• REQUEST
Say only how many lines contain the word "this".

--- begin TASK INPUT ---

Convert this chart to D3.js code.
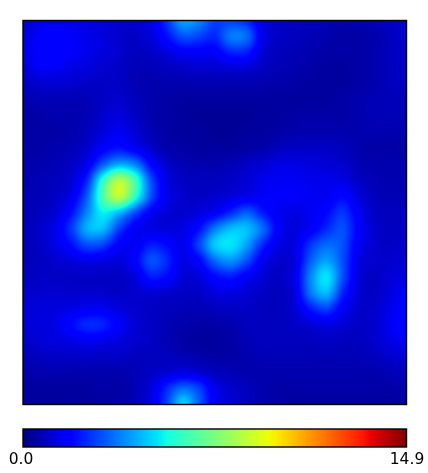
<!DOCTYPE html>
<html><head><meta charset="utf-8">
<script src="https://cdnjs.cloudflare.com/ajax/libs/d3/7.8.5/d3.min.js"></script>
<style>html,body{margin:0;padding:0;background:#fff}#c{position:absolute;left:0;top:0}svg{position:absolute;left:0;top:0}</style>
</head><body><canvas id="c" width="428" height="473"></canvas><svg id="s" width="428" height="473"></svg>
<script>
const density = [
[1.0,1.3,1.4,1.3,1.2,1.1,1.0,1.0,1.3,2.6,4.2,3.8,2.8,2.8,2.4,1.2,.9,.8,.7,.7,.6,.6,.7,.9,1.0],
[1.2,1.6,1.8,1.6,1.4,1.2,1.0,.9,1.2,2.0,3.0,2.8,2.4,3.6,3.4,1.4,.9,.8,.7,.6,.5,.5,.6,.8,1.0],
[1.3,1.7,1.8,1.6,1.4,1.2,1.0,.8,.9,1.2,1.6,1.6,1.6,2.3,2.2,1.1,.8,.7,.6,.5,.5,.5,.6,.8,.9],
[1.1,1.5,1.5,1.3,1.2,1.0,.9,.7,.7,.8,.9,1,1,1.1,1.1,.8,.7,.6,.5,.4,.4,.5,.6,.8,.9],
[.8,1.0,1,1,.9,.9,.9,.7,.6,.6,.6,.6,.6,.6,.6,.6,.5,.5,.4,.4,.4,.5,.6,.8,.8],
[.6,.7,.7,.7,.7,.9,1.0,.8,.6,.5,.4,.4,.4,.4,.4,.4,.4,.4,.4,.4,.5,.6,.7,.7,.7],
[.5,.5,.6,.6,.7,1.0,1.2,.9,.6,.5,.4,.3,.3,.3,.3,.4,.4,.5,.5,.5,.5,.6,.7,.7,.7],
[.5,.5,.5,.6,.8,1.2,1.5,1.1,.7,.5,.4,.4,.3,.3,.4,.4,.5,.6,.6,.6,.6,.6,.6,.6,.6],
[.5,.5,.6,.7,1.0,1.7,2.1,1.6,1.0,.6,.5,.4,.4,.4,.5,.6,.8,.9,.9,.9,.8,.6,.5,.5,.5],
[.6,.6,.7,.9,1.5,3.2,4.4,3.8,1.9,1.0,.7,.6,.6,.7,.9,1.1,1.3,1.3,1.2,1.1,1.0,.7,.6,.6,.6],
[.6,.7,.8,1.1,2.4,6.0,8.4,6.4,3.0,1.3,.9,.8,.8,.9,1.1,1.4,1.5,1.5,1.4,1.4,1.3,.9,.7,.6,.6],
[.7,.7,.9,1.4,3.2,6.6,8.6,6.0,3.0,1.4,1.0,.9,1.0,1.2,1.4,1.6,1.6,1.6,1.5,1.5,1.9,1.2,.8,.7,.7],
[.7,.8,1.1,2.0,3.8,5.4,4.6,3.0,1.6,1.1,1.0,1.2,1.6,2.4,3.2,2.2,1.5,1.3,1.5,1.9,2.6,1.5,.9,.8,.8],
[.7,.9,1.4,2.6,4.4,4.6,2.8,1.6,1.3,1.2,1.3,2.0,3.6,4.6,4.6,3.4,1.6,1.2,1.6,2.4,3.0,1.7,1.0,.8,.9],
[.7,.9,1.3,2.0,3.0,2.8,1.7,1.5,2.2,1.9,1.4,2.8,4.8,5.2,4.2,2.4,1.3,1.3,2.6,3.4,3.0,1.5,1.0,.9,1.0],
[.7,.8,1.0,1.2,1.4,1.3,1.2,1.7,3.0,2.4,1.3,1.8,3.4,4.0,3.0,1.5,1.0,1.3,3.2,4.2,3.0,1.3,1.0,1.0,1.1],
[.8,.9,.9,.9,.9,.9,.9,1.2,2.2,1.9,1.1,1.2,1.9,2.2,1.6,1.1,.9,1.4,3.8,5.2,3.0,1.2,.9,1.1,1.3],
[.9,1.0,1.0,1.0,1.0,1.0,.9,1.0,1.1,1.0,.9,.9,1.2,1.3,1.1,.9,.8,1.3,3.6,4.6,2.4,1.1,.9,1.2,1.6],
[1.1,1.2,1.2,1.3,1.5,1.5,1.2,1.0,.9,.8,.7,.7,.8,.9,.9,.8,.8,1.1,2.2,2.8,1.6,1.0,1.0,1.4,1.8],
[1.1,1.2,1.3,1.9,2.4,2.3,1.6,1.1,.9,.7,.6,.5,.5,.6,.8,.8,.8,.9,1.1,1.3,1.1,.9,1.0,1.5,1.8],
[.9,1.1,1.2,1.3,1.5,1.4,1.2,1.0,.9,.7,.5,.4,.4,.5,.7,.8,.8,.8,.8,.9,.8,.8,1.0,1.3,1.5],
[.7,.8,.9,.9,.9,.9,.9,.8,.8,.8,.7,.6,.5,.5,.6,.7,.7,.7,.7,.7,.7,.7,.8,1.0,1.1],
[.5,.6,.6,.6,.6,.6,.6,.7,.9,1.1,1.3,1.1,.8,.7,.6,.6,.6,.6,.6,.6,.6,.6,.6,.7,.8],
[.4,.4,.4,.4,.4,.5,.5,.7,1.2,2.4,3.4,2.8,1.4,1.0,.8,.6,.5,.5,.5,.5,.5,.5,.5,.5,.6],
[.4,.4,.4,.4,.4,.4,.5,.7,1.3,2.8,5.0,3.2,1.6,1.1,.8,.6,.5,.4,.4,.4,.4,.4,.4,.4,.5]
];
const colorbarTicks = [0, 14.9];
const tickLabels = ["0.0", "14.9"];
const jetR = [[0,0],[.35,0],[.66,255],[.89,255],[1,128]];
const jetG = [[0,0],[.125,0],[.375,255],[.64,255],[.91,0],[1,0]];
const jetB = [[0,128],[.11,255],[.34,255],[.65,0],[1,0]];

const left=23,right=406.5,top_=20.5,bottom=404.5,barTop=429,barBottom=447;
const n=density.length, m=density[0].length;
const x=d3.scaleLinear().domain([0,m-1]).range([left,right]);
const y=d3.scaleLinear().domain([0,n-1]).range([top_,bottom]);
const v=d3.scaleLinear().domain(colorbarTicks).range([0,1]).clamp(true);
const ch=s=>d3.scaleLinear().domain(s.map(d=>d[0])).range(s.map(d=>d[1]));
const R=ch(jetR),G=ch(jetG),B=ch(jetB);

function cr(a,b,c,d,t){return 0.5*(2*b+(c-a)*t+(2*a-5*b+4*c-d)*t*t+(3*b-a-3*c+d)*t*t*t);}
const at=(j,i)=>density[Math.max(0,Math.min(n-1,j))][Math.max(0,Math.min(m-1,i))];
function sample(fx,fy){
  const i=Math.min(m-2,Math.floor(fx)),j=Math.min(n-2,Math.floor(fy)),tx=fx-i,ty=fy-j;
  const r=[-1,0,1,2].map(o=>cr(at(j+o,i-1),at(j+o,i),at(j+o,i+1),at(j+o,i+2),tx));
  return cr(r[0],r[1],r[2],r[3],ty);
}
const ctx=document.getElementById('c').getContext('2d');
const x0=Math.round(left),y0=Math.round(top_),w=Math.round(right-left),h=Math.round(bottom-top_);
const img=ctx.createImageData(w,h);
for(let py=0;py<h;py++)for(let px=0;px<w;px++){
  const t=v(sample(x.invert(x0+px+.5),y.invert(y0+py+.5)));
  const k=(py*w+px)*4;
  img.data[k]=R(t);img.data[k+1]=G(t);img.data[k+2]=B(t);img.data[k+3]=255;
}
ctx.putImageData(img,x0,y0);

const svg=d3.select('#s');
const bx=d3.scaleLinear().domain(colorbarTicks).range([left,right]);
const levels=d3.range(256);
const lv=d3.scaleLinear().domain([0,256]).range(colorbarTicks);
svg.append('g').selectAll('rect').data(levels).join('rect')
  .attr('x',d=>bx(lv(d))).attr('y',barTop)
  .attr('width',d=>bx(lv(d+1))-bx(lv(d))+(d<255?.6:0)).attr('height',barBottom-barTop)
  .attr('shape-rendering','crispEdges')
  .attr('fill',d=>{const t=d/255;return `rgb(${R(t)|0},${G(t)|0},${B(t)|0})`;});
const frame=(yy,hh)=>svg.append('rect').attr('x',left).attr('y',yy).attr('width',right-left).attr('height',hh)
  .attr('fill','none').attr('stroke','#000').attr('stroke-width',1.4);
frame(top_,bottom-top_);frame(barTop,barBottom-barTop);
const axis=svg.append('g').attr('transform',`translate(0,${barBottom})`)
  .call(d3.axisBottom(bx).tickValues(colorbarTicks).tickSize(0).tickPadding(6).tickFormat((d,i)=>tickLabels[i]));
axis.select('.domain').remove();
axis.selectAll('text').attr('fill','#000').attr('dx',(d,i)=>i?0:-2.5)
  .style('font-family','"DejaVu Sans"').style('font-size','15.5px');
</script></body></html>
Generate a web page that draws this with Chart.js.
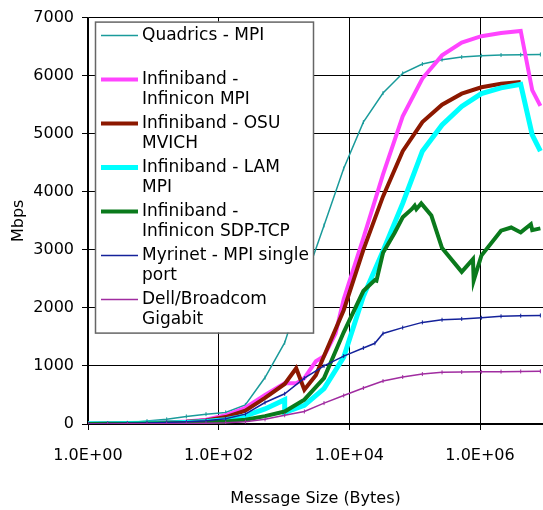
<!DOCTYPE html>
<html>
<head>
<meta charset="utf-8">
<script src="https://cdn.jsdelivr.net/npm/chart.js@4"></script>
<style>
  html, body { margin: 0; padding: 0; background: #fff; }
  #chart { display: block; }
</style>
</head>
<body>
<canvas id="chart" width="543" height="510"></canvas>
<script>
// message sizes in bytes
const sizes = [1, 2, 4, 8, 16, 32, 64, 128, 256, 512, 1024, 2048, 4096, 8192, 16384, 32768, 65536, 131072, 262144, 524288, 1048576, 2097152, 4194304, 8388608];

const xTickValues = [1, 100, 10000, 1000000];
const xTickLabels = ['1.0E+00', '1.0E+02', '1.0E+04', '1.0E+06'];

// Quadrics - MPI
const quadricsMbps = [8, 12, 20, 50, 80, 130, 170, 200, 330, 800, 1400, 2450, 3420, 4400, 5200, 5700, 6040, 6200, 6275, 6320, 6345, 6355, 6360, 6365];

// Infiniband - Infinicon MPI
const infiniconSizes = [1, 2, 4, 8, 16, 32, 64, 128, 256, 512, 1024, 1536, 2048, 3072, 4096, 6144, 8192, 16384, 32768, 65536, 131072, 262144, 524288, 1048576, 2097152, 4194304, 6291456, 8388608];
const infiniconMbps = [5, 8, 12, 18, 28, 45, 75, 150, 280, 500, 700, 700, 790, 1080, 1170, 1560, 2150, 3200, 4300, 5300, 5950, 6350, 6570, 6680, 6735, 6770, 5750, 5480];

// Infiniband - OSU MVICH
const osuSizes = [1, 2, 4, 8, 16, 32, 64, 128, 256, 512, 1024, 1536, 2048, 3072, 4096, 8192, 16384, 32768, 65536, 131072, 262144, 524288, 1048576, 2097152, 4194304];
const osuMbps = [4, 6, 10, 15, 24, 38, 60, 120, 230, 450, 690, 960, 590, 840, 1170, 1960, 3000, 3920, 4700, 5200, 5500, 5690, 5800, 5860, 5890];

// Infiniband - LAM MPI
const lamSizes = [1, 2, 4, 8, 16, 32, 64, 128, 256, 512, 1024, 1024, 2048, 4096, 8192, 16384, 32768, 65536, 131072, 262144, 524288, 1048576, 2097152, 4194304, 6291456, 8388608];
const lamMbps = [3, 5, 8, 12, 18, 28, 42, 75, 140, 260, 420, 200, 320, 610, 1150, 2200, 2980, 3800, 4700, 5150, 5470, 5690, 5790, 5850, 4980, 4700];

// Infiniband - Infinicon SDP-TCP
const sdpSizes = [1, 2, 4, 8, 16, 32, 64, 128, 256, 512, 1024, 2048, 4096, 8192, 16384, 24576, 26000, 32768, 49152, 65536, 90000, 100000, 106000, 126000, 180000, 262144, 524288, 780000, 800000, 1048576, 2097152, 3000000, 4194304, 6000000, 6300000, 8388608];
const sdpMbps = [2, 4, 6, 9, 13, 19, 27, 45, 75, 135, 215, 420, 790, 1580, 2290, 2480, 2470, 2950, 3290, 3560, 3700, 3760, 3700, 3800, 3590, 3030, 2620, 2840, 2470, 2900, 3330, 3385, 3300, 3440, 3340, 3370];

// Myrinet - MPI single port
const myrinetSizes = [1, 2, 4, 8, 16, 32, 64, 128, 256, 512, 1024, 2048, 4096, 8192, 16384, 24576, 32768, 65536, 131072, 262144, 524288, 1048576, 2097152, 4194304, 8388608];
const myrinetMbps = [6, 9, 13, 19, 27, 38, 55, 90, 170, 370, 520, 790, 1000, 1170, 1310, 1390, 1560, 1660, 1750, 1795, 1810, 1830, 1855, 1865, 1870];

// Dell/Broadcom Gigabit
const dellMbps = [1, 2, 3, 4, 6, 9, 13, 22, 40, 80, 150, 215, 360, 490, 620, 740, 810, 860, 890, 895, 898, 902, 905, 908];

const seriesNames = [
    ['Quadrics - MPI'],
    ['Infiniband -', 'Infinicon MPI'],
    ['Infiniband - OSU', 'MVICH'],
    ['Infiniband - LAM', 'MPI'],
    ['Infiniband -', 'Infinicon SDP-TCP'],
    ['Myrinet - MPI single', 'port'],
    ['Dell/Broadcom', 'Gigabit']
];

function points(xs, ys) {
    return xs.map((x, i) => ({ x: x, y: ys[i] }));
}

function series(i, data, color, width, marker) {
    return {
        label: seriesNames[i].join(' '),
        data: data,
        borderColor: color,
        backgroundColor: color,
        borderWidth: width,
        pointRadius: marker ? 2 : 0,
        pointStyle: 'line',
        rotation: 90,
        pointBorderWidth: 1,
        order: 10 - i,
        fill: false
    };
}

const datasets = [
    series(0, points(sizes, quadricsMbps), '#1a9b9b', 1.5, true),
    series(1, points(infiniconSizes, infiniconMbps), '#ff44ff', 4, false),
    series(2, points(osuSizes, osuMbps), '#8c1800', 4, false),
    series(3, points(lamSizes, lamMbps), '#00ffff', 5, false),
    series(4, points(sdpSizes, sdpMbps), '#0a7a1c', 4, false),
    series(5, points(myrinetSizes, myrinetMbps), '#14229a', 1.5, true),
    series(6, points(sizes, dellMbps), '#a02ca0', 1.5, true)
];

// legend box drawn inside the plot, on top of the lines
const legendBox = {
    id: 'legendBox',
    afterDraw(chart) {
        const ctx = chart.ctx;
        const left = chart.chartArea.left + 7;
        const top = chart.chartArea.top + 4;
        const w = 218, h = 311;
        ctx.save();
        ctx.fillStyle = '#fff';
        ctx.fillRect(left, top, w, h);
        ctx.strokeStyle = '#666';
        ctx.lineWidth = 1.5;
        ctx.strokeRect(left + 0.5, top + 0.5, w, h);
        ctx.font = '17px "DejaVu Sans"';
        ctx.textBaseline = 'middle';
        ctx.fillStyle = '#000';
        chart.data.datasets.forEach((ds, i) => {
            const y = top + 14 + 44 * i;
            ctx.strokeStyle = ds.borderColor;
            ctx.lineWidth = ds.borderWidth;
            ctx.beginPath();
            ctx.moveTo(left + 6, y);
            ctx.lineTo(left + 43, y);
            ctx.stroke();
            seriesNames[i].forEach((line, j) => {
                ctx.fillText(line, left + 47, y + 20 * j);
            });
        });
        ctx.restore();
    }
};

Chart.defaults.font.family = '"DejaVu Sans", Verdana, sans-serif';
Chart.defaults.font.size = 16;
Chart.defaults.color = '#000';

new Chart(document.getElementById('chart'), {
    type: 'line',
    data: { datasets: datasets },
    options: {
        responsive: false,
        animation: false,
        layout: { autoPadding: false, padding: { top: 16, right: 0, bottom: 0, left: 0 } },
        plugins: {
            legend: { display: false },
            tooltip: { enabled: false }
        },
        elements: { line: { tension: 0 } },
        scales: {
            x: {
                type: 'logarithmic',
                min: 1,
                max: 9.2e6,
                afterBuildTicks: function(scale) {
                    scale.ticks = xTickValues.map(v => ({ value: v }));
                },
                afterFit: function(scale) {
                    scale.height = 86;
                    scale.paddingLeft = 0;
                    scale.paddingRight = 0;
                },
                ticks: {
                    autoSkip: false,
                    maxRotation: 0,
                    padding: 16,
                    callback: function(value) {
                        return xTickLabels[xTickValues.indexOf(value)];
                    }
                },
                grid: { color: '#000', lineWidth: 1, tickLength: 6, tickColor: '#000' },
                border: { color: '#000', width: 1.5 },
                title: { display: true, text: 'Message Size (Bytes)', padding: { top: 0, bottom: 2 } }
            },
            y: {
                min: 0,
                max: 7000,
                afterFit: function(scale) {
                    scale.width = 88;
                },
                ticks: {
                    stepSize: 1000,
                    padding: 8,
                    callback: function(value) {
                        return String(value);
                    }
                },
                grid: { color: '#000', lineWidth: 1, tickLength: 6, tickColor: '#000' },
                border: { color: '#000', width: 1.5 },
                title: { display: true, text: 'Mbps', padding: { top: 9, bottom: 0 } }
            }
        }
    },
    plugins: [legendBox]
});
</script>
</body>
</html>
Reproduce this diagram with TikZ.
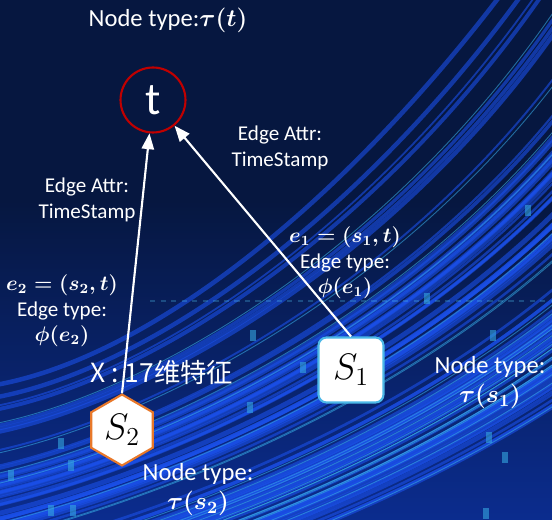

--- end TASK INPUT ---

• RIGHT ANSWER
3